City’s social halls cry for renovation

By Charles Thuku
Wednesday, August 26th, 2020
Photos taken on July 20, 2020 showing the state of Joseph Kang’ethe Social Hall in Nairobi. Photo/PD/RODGERS NDEGWA
In summary

Although sporting activities could return soon, the disruption caused by Covid-19 has exposed the decrepit state of many of Nairobi’s social halls that host indoor games.

Halls that used to fill to the brim are now closed after the government outlawed crowds at sports activities and public gatherings to arrest the spread of coronavirus, but the state of the facilities should jolt  everyone concerned into action.

Popularly known as Ololo gymnasium by estate youth, Kaloleni Social Hall is an example of the facilities within Kaloleni estate where boxing legends trained, including Olympian David “The Giant” Anyim, Harold Obunga, Fredrick Onyango Tabu and Samson “Savon” Angogo.

The hall was built to provide a space for the community members to enjoy a variety of activities in one location.

Tucked a few metres from City Stadium, the hall used to host high profile boxing events such as Kenya Open, National Novices and Intermediate Championships.

When the People Sport team visited the facility, it found no soul save for a bunch of youths who were uprooting bushes at the adjacent Memorial Library.

A youth we spoke to said nothing has been going on at the main hall which has forced boxers who would wish to keep fit to use the nearby handball pitch for work outs.

Photos taken on July 20, 2020 showing the state of Joseph Kang’ethe Social Hall in Nairobi. PD/RODGERS NDEGWA

“As you can see, the main hall is under lock and key and is picking dust. What the boxers normally do is to jog around the handball pitch and then leave in the evening before dark sets in,” said the youth while peeping through a broken window pane at the hall.

Outside the hall, the facility depicts a sorry state of infrastructure with rubble and building blocks lying near washrooms with a worker expressing fears that it could be just a matter of time before they are stolen.

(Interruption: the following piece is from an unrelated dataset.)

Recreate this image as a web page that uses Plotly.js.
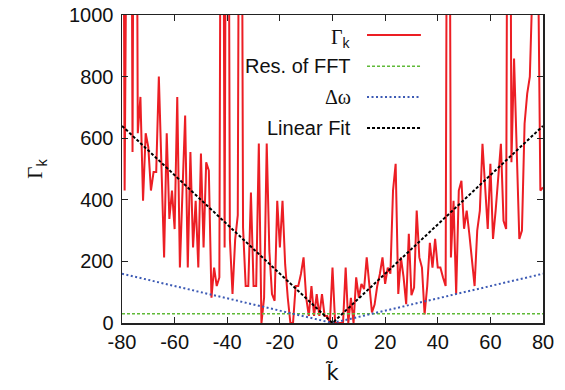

An amateur boxer who only identified himself Curtis urged Nairobi County to consider rehabilitating the centre even as the government reconsiders allowing sports to return.

“The boxers who used to train at the hall are turning rusty and to me, it would be in order if the county reopens doors and enacts conditions of sanitizing and social distancing. I think it would also be helpful if the entire is rehabilitated and modernised,” said Curtis.

At Pumwani Social Hall, which is better known as Pal Pal, the story is the same.

County security personnel who we met on the tour of the hall said they are not allowed to give the media consent to take pictures.

The only activity here appears to be the payment of a fee by the public to use the toilet as well as the parking bay.

Pal Pal had been a training venue for some of Kenya’s greatest pugilists among them African Boxing Union middleweight champion Rayton Okwiri.

 It was also the venue in which legends Joseph ‘Mau Mau” Njoka, David Kiilu, Joseph Akhasamba and Joseph Miyumo trained upcoming boxers.